Aleksei Asetov, a father of ten, was fined 485,400 Tenge (US$3,300) – an estimated average local wage for 18 months – for leading a small unregistered church that meets in his home in Ekibastuz in Pavlodar Region. The property, including the parts where the family lives, was raided on 30 November by two officers from the Department for the Fight against Extremism, Separatism and Terrorism. They seized Christian literature in their search of the building.
On 19 January, a case was brought against him under the new legislation, and he was found guilty on 8 February of carrying out banned religious activity.
Aleksei is the fourth Christian known to have been fined since the harsh new Religion Law and changes to another associated law came into force in October 2011.
The other three are all from the Karaganda Region. Ivan Yantsen (62) was fined 75,600 Tenge (US$510) following a raid on 17 November, as part of “Operation Legal Order”, on a private home where his church meets. He was found guilty of “participation in the activity of a banned religious organisation”.
Aleksey Buka was fined on 1 December 2011 for participating in unregistered meetings for worship.
On 11 January, Yevgeni Savin was fined 161,800 Tenge (US$1,091) for leading unregistered religious meetings, following a raid on his home, where the church meets.
The council of churches to which all four belong has a policy of not paying fines issued to them for exercising the right to freedom of religion or belief. Those who have previously refused to pay have been imprisoned for a short period or had property confiscated or the value of the fines taken directly from their wages.
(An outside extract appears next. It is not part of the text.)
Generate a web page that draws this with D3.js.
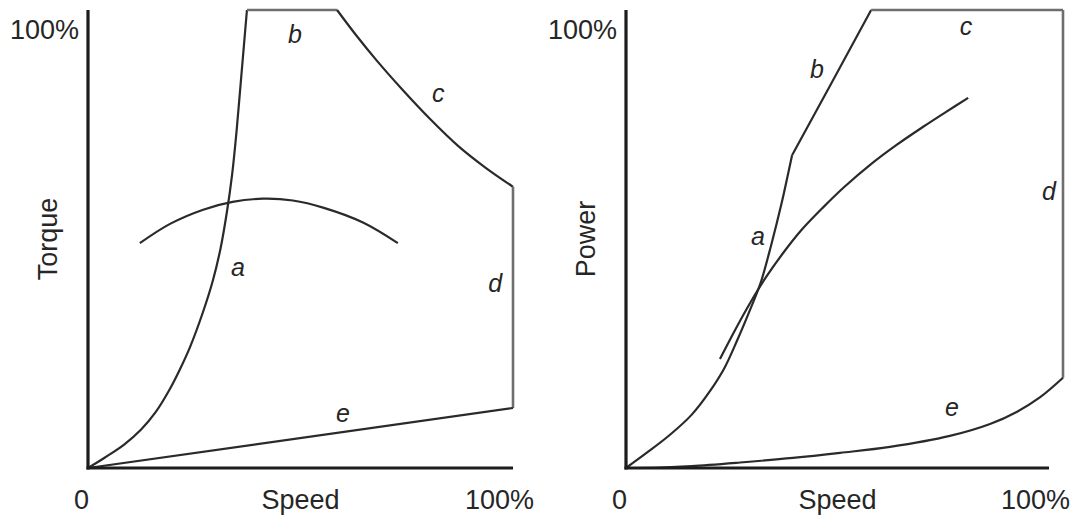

A church in Petropavl in North Kazakhstan has twice been raided by the Police Department for the Fight against Extremism, Separatism and Terrorism, and an official from the Agency of Religious Affairs (ARA).
The first raid took place on 29 January during its Sunday service. Officers confiscated several New Testaments as well as Christian books and DVDs that were on a table in the foyer of the hall that the church rents, saying that the items were subject to “expert analysis”.
Officials returned to the church during its service two weeks later.
The head of North Kazakhstan’s Regional Department of the ARA said the church had “violated the Religion Law by distributing religious literature”.